Three interlocking hexagons with a small white triangle in the middle. Hexagons are blue, maroon, and light gray
Fellows

John Alverdy

  • Sarah and Harold Lincoln Thompson Professor Executive Vice Chair, Department of Surgery
    Director, Minimally Invasive Surgery

  • Contact: jalverdy@surgery.bsd.uchicago.edu
    773.702.4876
  • Office Location:
    5841 S. Maryland Ave.
    C5031
    Chicago, IL 60637

Dr. John C. Alverdy is the Sarah and Harold Lincoln Thompson Professor and Executive Vice Chair of the Department of Surgery at the University of Chicago. He is a clinical gastrointestinal surgeon with an active practice that treats patients with complex digestive-related disorders. He has run a continuously funded NIH-funded laboratory that studies the molecular interactions of bacteria and the intestinal mucosa in order to understand how life-threatening infections arise after trauma and major surgery and during critical illness. He has developed several anti-infective polymer-based compounds that can attenuate the virulence of several multi-drug resistant pathogens that cause life-threatening infections in surgical patients and works with the Pritzker School of Molecular Engineering to synthesize, refine, and scale the compounds for pre-clinical testing. 

The Alverdy lab seeks to better understand the regulation of virulence expression among potential pathogens through investigating the characteristics of the microbial context, molecular machinery that senses that context, and ultimately the lethal combinations of virulence expression that leads to disease. The majority of the group's work has focused on the sense and response virulence mechanisms of Pseudomonas aeruginosa, a well-characterized and clinically important pathogen. The group has shown a remarkable potential for these organisms to respond to host environmental cues related to stress, ischemia, immune activation, and nutrient depletion. With this core model of environmental regulation of virulence expression, the group is pursuing applications in intestinal transplantation, anastomotic and radiation physiology, necrotizing enterocolitis, and ischemia/reperfusion injury. The group is also investigating similar sense and response mechanisms in other clinically important organisms, including Staphylococcus aureus and Candida albicans. Finally, the group is interested in developing virulence-based therapies to prevent virulence activation through modifications in microenvironment of the stressed host such as phosphate repletion and polymer-mediated mucosal replacement therapies.

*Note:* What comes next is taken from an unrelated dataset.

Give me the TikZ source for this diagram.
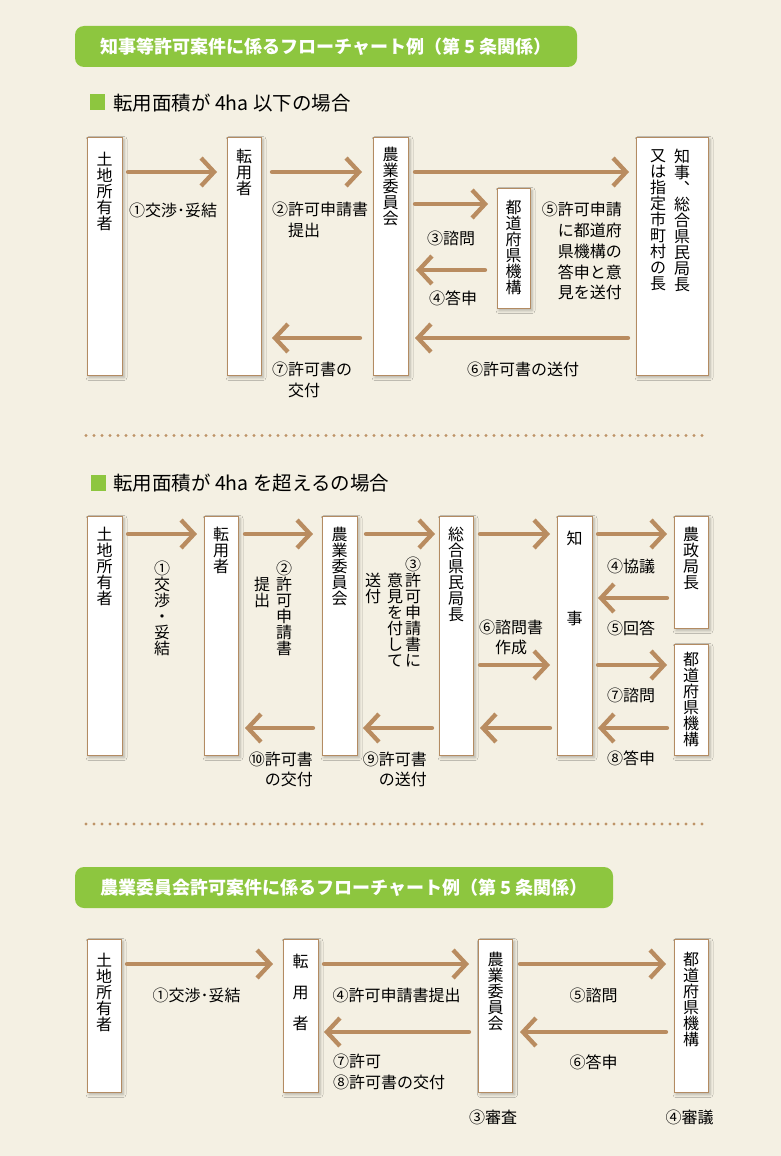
\documentclass[tikz,border=0pt]{standalone}
\usepackage{fontspec}
\setmainfont{Noto Sans CJK JP}
\usetikzlibrary{arrows.meta,shadows.blur}
\definecolor{bg}{HTML}{F4F0E3}
\definecolor{grn}{HTML}{8DC63F}
\definecolor{brn}{HTML}{B98C60}
\definecolor{bord}{HTML}{B38B62}
\definecolor{dotc}{HTML}{BE9468}
\tikzset{
  box/.style={draw=bord, fill=white, line width=0.9pt, anchor=north west, inner sep=0pt, outer sep=0pt,
    blur shadow={shadow xshift=2pt, shadow yshift=-2.5pt, shadow blur radius=3pt, shadow opacity=28}},
  vt/.style={font=\fontsize{16}{16}\selectfont, align=center, inner sep=0pt, anchor=north},
  lb/.style={font=\fontsize{16}{21}\selectfont, inner sep=0pt},
  arr/.style={draw=brn, line width=4.3pt, line cap=round,
    -{Straight Barb[length=13pt, width=28pt, line width=4.3pt]}},
  banner/.style={fill=grn, rounded corners=9pt, text=white, inner sep=0pt,
    font=\fontsize{18}{18}\selectfont\bfseries},
  sq/.style={fill=grn, inner sep=0pt, minimum width=15pt, minimum height=16pt},
  head/.style={font=\fontsize{19.5}{20}\selectfont, inner sep=0pt, anchor=west},
  dotline/.style={draw=dotc, line width=3.4pt, line cap=round, dash pattern=on 0pt off 8pt}
}
\begin{document}
\begin{tikzpicture}[x=1pt, y=-1pt]
\fill[bg] (0,0) rectangle (781,1156);
\useasboundingbox (0,0) rectangle (781,1156);

% ===== Banner 1 =====
\node[banner, minimum width=502pt, minimum height=41pt] (T1) at (326,46.5) {知事等許可案件に係るフローチャート例（第 5 条関係）};
\node[sq] (S1) at (97.5,102) {};
\node[head] (H1) at (113,103) {転用面積が 4ha 以下の場合};

% ===== Section 1 boxes =====
\node[box, minimum width=35pt, minimum height=238pt] (A1) at (87,137) {};
\node[box, minimum width=34pt, minimum height=238pt] (B1) at (227,137) {};
\node[box, minimum width=35pt, minimum height=238pt] (C1) at (373,137) {};
\node[box, minimum width=33pt, minimum height=120pt] (D1) at (497,188) {};
\node[box, minimum width=72pt, minimum height=238pt] (E1) at (636,137) {};

\node[vt] (tA1) at ([yshift=-15pt]A1.north) {土\\地\\所\\有\\者};
\node[vt] (tB1) at ([yshift=-12pt]B1.north) {転\\用\\者};
\node[vt] (tC1) at ([yshift=-10pt]C1.north) {農\\業\\委\\員\\会};
\node[vt] (tD1) at ([yshift=-12pt]D1.north) {都\\道\\府\\県\\機\\構};
\node[vt] (tE1a) at ([shift={(10,12)}]E1.north) {知\\事\\︑\\総\\合\\県\\民\\局\\長};
\node[vt] (tE1b) at ([shift={(-14,12)}]E1.north) {又\\は\\指\\定\\市\\町\\村\\の\\長};

% ===== Section 1 arrows =====
\draw[arr] ([shift={(6,35)}]A1.north east) -- ([shift={(-10,35)}]B1.north west);
\draw[arr] ([shift={(11,35)}]B1.north east) -- ([shift={(-11,35)}]C1.north west);
\draw[arr] ([shift={(-13,201)}]C1.north west) -- ([shift={(11,201)}]B1.north east);
\draw[arr] ([shift={(7,35)}]C1.north east) -- ([shift={(-7,35)}]E1.north west);
\draw[arr] ([shift={(7,67)}]C1.north east) -- ([shift={(-9,16)}]D1.north west);
\draw[arr] ([shift={(-12,82)}]D1.north west) -- ([shift={(8,133)}]C1.north east);
\draw[arr] ([shift={(-8,201)}]E1.north west) -- ([shift={(7,201)}]C1.north east);

% ===== Section 1 labels =====
\node[lb] (l11) at (173,210) {①交渉･妥結};
\node[lb, align=left, anchor=north west] (l12) at (272,202) {②許可申請書\\\hspace*{1em}提出};
\node[lb, align=left, anchor=north west] (l17) at (272,362) {⑦許可書の\\\hspace*{1em}交付};
\node[lb] (l13) at (451,238) {③諮問};
\node[lb] (l14) at (453,298) {④答申};
\node[lb, align=right, anchor=north east, font=\fontsize{16}{20.8}\selectfont] (l15) at (622,202) {⑤許可申請\\に都道府\\県機構の\\答申と意\\見を送付};
\node[lb] (l16) at (523,369) {⑥許可書の送付};

% ===== Separator 1 =====
\draw[dotline] (86,435.5) -- (709,435.5);

% ===== Section 2 =====
\node[sq] (S2) at (98,483) {};
\node[head] (H2) at (113,483) {転用面積が 4ha を超えるの場合};

\node[box, minimum width=35pt, minimum height=239pt] (A2) at (87,516) {};
\node[box, minimum width=34pt, minimum height=239pt] (B2) at (204,516) {};
\node[box, minimum width=35pt, minimum height=239pt] (C2) at (322,516) {};
\node[box, minimum width=34pt, minimum height=239pt] (D2) at (439,516) {};
\node[box, minimum width=35pt, minimum height=239pt] (E2) at (557,516) {};
\node[box, minimum width=34pt, minimum height=112pt] (F2) at (674,516) {};
\node[box, minimum width=34pt, minimum height=111pt] (G2) at (674,644) {};

\node[vt] (tA2) at ([yshift=-11pt]A2.north) {土\\地\\所\\有\\者};
\node[vt] (tB2) at ([yshift=-11pt]B2.north) {転\\用\\者};
\node[vt] (tC2) at ([yshift=-11pt]C2.north) {農\\業\\委\\員\\会};
\node[vt] (tD2) at ([yshift=-11pt]D2.north) {総\\合\\県\\民\\局\\長};
\node[vt] (tE2) at ([yshift=-15pt]E2.north) {知\\[64pt]事};
\node[vt] (tF2) at ([yshift=-11pt]F2.north) {農\\政\\局\\長};
\node[vt] (tG2) at ([yshift=-8pt]G2.north) {都\\道\\府\\県\\機\\構};

\draw[arr] ([shift={(6,18)}]A2.north east) -- ([shift={(-7,18)}]B2.north west);
\draw[arr] ([shift={(7,18)}]B2.north east) -- ([shift={(-9,18)}]C2.north west);
\draw[arr] ([shift={(9,18)}]C2.north east) -- ([shift={(-4,18)}]D2.north west);
\draw[arr] ([shift={(-9,212)}]C2.north west) -- ([shift={(7,212)}]B2.north east);
\draw[arr] ([shift={(-7,212)}]D2.north west) -- ([shift={(6,212)}]C2.north east);
\draw[arr] ([shift={(7,18)}]D2.north east) -- ([shift={(-7,18)}]E2.north west);
\draw[arr] ([shift={(7,149)}]D2.north east) -- ([shift={(-7,149)}]E2.north west);
\draw[arr] ([shift={(-7,212)}]E2.north west) -- ([shift={(7,212)}]D2.north east);
\draw[arr] ([shift={(6,18)}]E2.north east) -- ([shift={(-7,18)}]F2.north west);
\draw[arr] ([shift={(-7,82)}]F2.north west) -- ([shift={(6,82)}]E2.north east);
\draw[arr] ([shift={(6,149)}]E2.north east) -- ([shift={(-7,21)}]G2.north west);
\draw[arr] ([shift={(-7,84)}]G2.north west) -- ([shift={(6,212)}]E2.north east);

\node[vt] (l21) at (162,561) {①\\交\\渉\\・\\妥\\結};
\node[vt] (l22a) at (284,561) {②\\許\\可\\申\\請\\書};
\node[vt] (l22b) at (262,577) {提\\出};
\node[vt] (l23a) at (413,557) {③\\許\\可\\申\\請\\書\\に};
\node[vt] (l23b) at (395,573) {意\\見\\を\\付\\し\\て};
\node[vt] (l23c) at (373,573) {送\\付};
\node[lb, align=right, anchor=north east, font=\fontsize{16}{20}\selectfont] (l210) at (313,752) {⑩許可書\\の交付};
\node[lb, align=right, anchor=north east, font=\fontsize{16}{20}\selectfont] (l29) at (427,752) {⑨許可書\\の送付};
\node[lb, align=center, anchor=north, font=\fontsize{16}{20}\selectfont] (l26) at (511,620) {⑥諮問書\\作成};
\node[lb] (l24) at (631,566) {④協議};
\node[lb] (l25) at (631,628) {⑤回答};
\node[lb] (l27) at (631,695) {⑦諮問};
\node[lb] (l28) at (631,758) {⑧答申};

% ===== Separator 2 =====
\draw[dotline] (86,824) -- (709,824);

% ===== Banner 2 =====
\node[banner, minimum width=538pt, minimum height=41pt] (T2) at (344,887.5) {農業委員会許可案件に係るフローチャート例（第 5 条関係）};

% ===== Section 3 =====
\node[box, minimum width=34pt, minimum height=153pt] (A3) at (87,939) {};
\node[box, minimum width=35pt, minimum height=153pt] (B3) at (283,939) {};
\node[box, minimum width=34pt, minimum height=153pt] (C3) at (478.5,939) {};
\node[box, minimum width=34pt, minimum height=153pt] (D3) at (674,939) {};

\node[vt] (tA3) at ([yshift=-14pt]A3.north) {土\\地\\所\\有\\者};
\node[vt, font=\fontsize{16}{31}\selectfont] (tB3) at ([yshift=-15pt]B3.north) {転\\用\\者};
\node[vt] (tC3) at ([yshift=-13pt]C3.north) {農\\業\\委\\員\\会};
\node[vt] (tD3) at ([yshift=-13pt]D3.north) {都\\道\\府\\県\\機\\構};

\draw[arr] ([shift={(6,25)}]A3.north east) -- ([shift={(-10,25)}]B3.north west);
\draw[arr] ([shift={(6,25)}]B3.north east) -- ([shift={(-9.5,25)}]C3.north west);
\draw[arr] ([shift={(7.5,25)}]C3.north east) -- ([shift={(-8,25)}]D3.north west);
\draw[arr] ([shift={(-9.5,93)}]C3.north west) -- ([shift={(6,93)}]B3.north east);
\draw[arr] ([shift={(-8,93)}]D3.north west) -- ([shift={(7.5,93)}]C3.north east);

\node[lb] (l31) at (196.5,995) {①交渉･妥結};
\node[lb] (l34) at (396.5,995) {④許可申請書提出};
\node[lb] (l35) at (593.5,995) {⑤諮問};
\node[lb, align=left, anchor=north west] (l37) at (333,1054) {⑦許可\\⑧許可書の交付};
\node[lb] (l36) at (593.5,1062) {⑥答申};
\node[lb] (l33) at (493,1117) {③審査};
\node[lb] (l344) at (689.5,1117) {④審議};
\end{tikzpicture}
\end{document}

The ultimate goal of understanding microbial virulence is to provide clinical tools to improve the care of patients. However, the complexity of the host-pathogen interaction and the vast amounts of mechanistic information available constitute a formidable barrier to translational research. Computational agent-based modeling is well-suited to dynamically represent mechanistic detail in a modifiable context to recapitulate cellular behavior at the tissue, organ, and patient levels.